Much of our lives is social: meeting friends, discussing with colleagues, negotiating space on the bus. So, it is unsurprising that humans have adapted to recognize the social structure of events in the blink of an eye. Yet, we are susceptible to linguistic framing: We may think about the same event differently depending on whether it is described as 'buying' or 'selling': Linguistic input such as ‘Dan buys bananas’ triggers expectations to be integrated with visual cues, like a scene in which the Dan’s buying is the construed event; ‘Tom sells bananas’, on the other hand leads to an event construal of selling. However, what is unknown is how, and through which neural mechanisms, language impacts event cognition. Despite efforts in cognitive science, philosophy, and linguistics, answering the question of how the human brain integrates linguistic with non-linguistic information is an ongoing endeavor.
Hypotheses / research questions / objectives. This project aims to uncover the processes through which linguistic framing influences how we think about events we see.

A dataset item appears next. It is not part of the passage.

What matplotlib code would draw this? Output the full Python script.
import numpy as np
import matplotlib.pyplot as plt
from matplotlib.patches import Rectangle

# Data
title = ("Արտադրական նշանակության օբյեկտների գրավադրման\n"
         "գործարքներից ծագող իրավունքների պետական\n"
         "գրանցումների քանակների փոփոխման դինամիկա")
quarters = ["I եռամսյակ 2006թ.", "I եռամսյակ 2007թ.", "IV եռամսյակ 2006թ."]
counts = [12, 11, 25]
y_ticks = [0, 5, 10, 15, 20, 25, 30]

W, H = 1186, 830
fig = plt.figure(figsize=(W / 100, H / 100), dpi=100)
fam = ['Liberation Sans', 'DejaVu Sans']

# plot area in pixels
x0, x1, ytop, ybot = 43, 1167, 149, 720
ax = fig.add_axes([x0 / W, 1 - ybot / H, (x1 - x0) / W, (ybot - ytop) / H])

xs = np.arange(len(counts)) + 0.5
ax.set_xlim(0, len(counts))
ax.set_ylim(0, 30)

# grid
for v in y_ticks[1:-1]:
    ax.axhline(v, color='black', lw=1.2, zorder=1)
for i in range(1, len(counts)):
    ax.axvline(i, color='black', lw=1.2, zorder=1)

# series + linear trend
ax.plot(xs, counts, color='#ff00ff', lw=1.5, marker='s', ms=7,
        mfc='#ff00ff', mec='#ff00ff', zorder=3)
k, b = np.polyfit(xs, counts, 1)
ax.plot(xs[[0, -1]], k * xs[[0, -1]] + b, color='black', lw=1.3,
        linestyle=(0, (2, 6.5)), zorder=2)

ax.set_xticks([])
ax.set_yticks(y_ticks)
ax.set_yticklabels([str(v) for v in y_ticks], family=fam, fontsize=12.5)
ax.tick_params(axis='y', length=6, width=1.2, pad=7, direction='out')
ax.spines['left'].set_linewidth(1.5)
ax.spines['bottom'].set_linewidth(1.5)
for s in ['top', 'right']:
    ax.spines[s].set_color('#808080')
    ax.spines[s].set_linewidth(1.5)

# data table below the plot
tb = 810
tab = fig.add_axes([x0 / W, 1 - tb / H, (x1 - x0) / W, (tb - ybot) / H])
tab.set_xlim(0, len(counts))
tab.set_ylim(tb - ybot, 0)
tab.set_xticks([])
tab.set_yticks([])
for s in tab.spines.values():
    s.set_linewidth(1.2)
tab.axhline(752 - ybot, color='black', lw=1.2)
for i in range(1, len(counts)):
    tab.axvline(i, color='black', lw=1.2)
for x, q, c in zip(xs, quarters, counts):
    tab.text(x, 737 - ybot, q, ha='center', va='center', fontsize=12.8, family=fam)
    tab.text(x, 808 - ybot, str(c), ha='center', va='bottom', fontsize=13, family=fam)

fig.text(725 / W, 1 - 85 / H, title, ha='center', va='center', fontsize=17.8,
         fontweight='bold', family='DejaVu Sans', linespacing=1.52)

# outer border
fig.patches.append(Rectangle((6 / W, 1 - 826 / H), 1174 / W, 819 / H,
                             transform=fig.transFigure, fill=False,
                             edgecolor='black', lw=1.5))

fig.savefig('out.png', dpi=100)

The proposed experiments will enable quantitative testing of cognitive theories on how language guides event construal during visual event processing. In four Objectives, we answer the following questions:
OBJECTIVE 1: How are social event descriptions understood?
OBJECTIVE 2: What is the impact of language on role binding in dynamic events?

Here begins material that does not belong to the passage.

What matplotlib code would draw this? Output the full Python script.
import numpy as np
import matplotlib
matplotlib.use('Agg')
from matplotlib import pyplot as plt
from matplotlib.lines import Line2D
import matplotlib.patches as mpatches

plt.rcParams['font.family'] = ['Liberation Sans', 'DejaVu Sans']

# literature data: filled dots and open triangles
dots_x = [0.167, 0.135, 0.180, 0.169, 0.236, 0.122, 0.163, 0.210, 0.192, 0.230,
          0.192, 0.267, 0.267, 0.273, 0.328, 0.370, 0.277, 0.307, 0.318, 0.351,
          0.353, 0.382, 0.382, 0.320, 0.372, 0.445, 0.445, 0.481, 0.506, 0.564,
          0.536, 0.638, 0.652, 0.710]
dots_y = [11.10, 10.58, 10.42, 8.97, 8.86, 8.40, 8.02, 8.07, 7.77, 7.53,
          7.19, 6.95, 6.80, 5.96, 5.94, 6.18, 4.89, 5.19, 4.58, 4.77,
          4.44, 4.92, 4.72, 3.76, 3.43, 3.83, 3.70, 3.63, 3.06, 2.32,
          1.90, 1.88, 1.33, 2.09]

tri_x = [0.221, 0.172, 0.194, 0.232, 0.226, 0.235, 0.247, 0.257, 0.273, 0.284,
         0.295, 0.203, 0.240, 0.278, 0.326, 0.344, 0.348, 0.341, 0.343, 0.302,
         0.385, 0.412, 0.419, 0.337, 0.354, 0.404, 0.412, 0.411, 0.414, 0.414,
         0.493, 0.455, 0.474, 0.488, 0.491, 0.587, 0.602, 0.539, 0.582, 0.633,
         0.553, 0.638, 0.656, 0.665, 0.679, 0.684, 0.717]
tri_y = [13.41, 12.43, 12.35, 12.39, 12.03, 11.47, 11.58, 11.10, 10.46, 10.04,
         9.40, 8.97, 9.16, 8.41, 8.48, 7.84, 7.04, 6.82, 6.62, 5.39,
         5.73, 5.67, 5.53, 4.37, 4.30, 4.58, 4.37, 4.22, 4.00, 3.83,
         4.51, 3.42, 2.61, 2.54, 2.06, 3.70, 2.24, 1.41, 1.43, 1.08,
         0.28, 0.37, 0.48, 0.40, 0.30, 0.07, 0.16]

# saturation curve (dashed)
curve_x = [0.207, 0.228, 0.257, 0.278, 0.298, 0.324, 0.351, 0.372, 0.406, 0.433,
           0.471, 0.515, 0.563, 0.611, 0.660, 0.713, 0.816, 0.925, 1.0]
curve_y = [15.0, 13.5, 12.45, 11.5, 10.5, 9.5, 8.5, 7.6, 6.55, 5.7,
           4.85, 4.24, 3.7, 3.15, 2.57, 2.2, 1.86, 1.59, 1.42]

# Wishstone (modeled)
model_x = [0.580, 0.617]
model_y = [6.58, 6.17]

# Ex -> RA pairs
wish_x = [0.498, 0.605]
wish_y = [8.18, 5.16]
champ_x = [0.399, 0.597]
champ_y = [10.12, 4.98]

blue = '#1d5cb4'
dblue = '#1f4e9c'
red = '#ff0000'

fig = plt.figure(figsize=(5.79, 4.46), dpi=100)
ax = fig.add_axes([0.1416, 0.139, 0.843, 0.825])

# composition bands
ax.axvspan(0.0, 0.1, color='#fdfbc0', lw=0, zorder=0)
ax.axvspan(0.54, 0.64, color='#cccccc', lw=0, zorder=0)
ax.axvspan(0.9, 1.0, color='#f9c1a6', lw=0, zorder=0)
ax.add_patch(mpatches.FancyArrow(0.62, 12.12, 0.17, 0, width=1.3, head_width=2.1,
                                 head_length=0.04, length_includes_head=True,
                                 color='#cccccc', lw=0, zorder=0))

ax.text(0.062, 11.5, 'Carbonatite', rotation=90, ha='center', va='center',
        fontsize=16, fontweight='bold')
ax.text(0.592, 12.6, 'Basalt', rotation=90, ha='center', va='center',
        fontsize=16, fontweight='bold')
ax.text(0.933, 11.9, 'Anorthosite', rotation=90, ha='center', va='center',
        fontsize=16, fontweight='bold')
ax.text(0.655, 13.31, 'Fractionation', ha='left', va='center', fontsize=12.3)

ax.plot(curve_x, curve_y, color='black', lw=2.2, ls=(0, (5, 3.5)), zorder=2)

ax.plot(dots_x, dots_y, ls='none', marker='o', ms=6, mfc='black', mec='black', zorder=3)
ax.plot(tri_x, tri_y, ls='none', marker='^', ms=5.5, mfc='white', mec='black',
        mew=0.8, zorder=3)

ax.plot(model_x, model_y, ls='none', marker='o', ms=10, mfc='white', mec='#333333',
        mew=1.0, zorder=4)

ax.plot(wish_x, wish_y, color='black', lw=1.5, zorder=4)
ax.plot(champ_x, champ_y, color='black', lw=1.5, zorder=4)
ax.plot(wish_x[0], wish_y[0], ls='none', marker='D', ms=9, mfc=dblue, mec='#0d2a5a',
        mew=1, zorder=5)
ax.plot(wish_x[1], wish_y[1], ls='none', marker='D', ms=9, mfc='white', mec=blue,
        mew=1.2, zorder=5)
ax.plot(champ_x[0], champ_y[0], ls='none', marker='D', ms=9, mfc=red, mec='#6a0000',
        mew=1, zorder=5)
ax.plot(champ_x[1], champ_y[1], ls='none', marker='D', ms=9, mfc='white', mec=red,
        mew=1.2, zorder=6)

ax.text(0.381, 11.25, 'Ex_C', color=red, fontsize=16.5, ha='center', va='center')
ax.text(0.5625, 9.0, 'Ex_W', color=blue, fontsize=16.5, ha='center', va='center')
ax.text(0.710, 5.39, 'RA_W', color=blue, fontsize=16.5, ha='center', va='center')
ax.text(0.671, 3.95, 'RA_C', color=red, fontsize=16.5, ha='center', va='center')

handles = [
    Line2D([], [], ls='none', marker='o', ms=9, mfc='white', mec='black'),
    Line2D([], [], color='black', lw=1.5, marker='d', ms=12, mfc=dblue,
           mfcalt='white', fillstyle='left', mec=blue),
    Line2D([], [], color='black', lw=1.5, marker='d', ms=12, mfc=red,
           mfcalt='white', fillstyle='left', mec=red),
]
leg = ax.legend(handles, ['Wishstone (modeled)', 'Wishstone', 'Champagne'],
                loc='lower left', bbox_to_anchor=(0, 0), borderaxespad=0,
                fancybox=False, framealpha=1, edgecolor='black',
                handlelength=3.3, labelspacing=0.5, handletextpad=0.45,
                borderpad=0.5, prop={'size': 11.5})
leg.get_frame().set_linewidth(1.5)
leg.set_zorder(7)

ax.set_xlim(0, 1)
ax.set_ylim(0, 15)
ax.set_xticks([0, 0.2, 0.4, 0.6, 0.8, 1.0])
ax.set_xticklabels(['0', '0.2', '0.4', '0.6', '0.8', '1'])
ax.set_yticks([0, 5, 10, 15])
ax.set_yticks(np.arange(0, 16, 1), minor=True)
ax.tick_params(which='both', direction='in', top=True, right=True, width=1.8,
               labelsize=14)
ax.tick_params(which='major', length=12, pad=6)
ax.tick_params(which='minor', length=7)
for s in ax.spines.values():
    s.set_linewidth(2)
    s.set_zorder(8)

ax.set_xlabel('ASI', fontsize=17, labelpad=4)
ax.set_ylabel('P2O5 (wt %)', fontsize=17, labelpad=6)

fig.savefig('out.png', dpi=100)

OBJECTIVE 3: What is the effect of language onto episodic memory?
OBJECTIVE 4: How do these data inform our theories of the language-cognition interface?
The results of this project will allow us to build more precise and cognitively founded models of language connecting to event processing in the human mind.
Methods. The central method combines linguistic priming with two distinct measures: neural oscillations, to trace ongoing linguistic impacts on event processing, and recognition memory, to understand the event construals that result from the combination of linguistic frames priming a visual scene. These approaches are enabled by a cross-linguistic database (LISEDA) built from judgments of how people understand social verbs, like 'meet' or 'hug', in several possible grammatical forms in three languages: English, German, and Hungarian.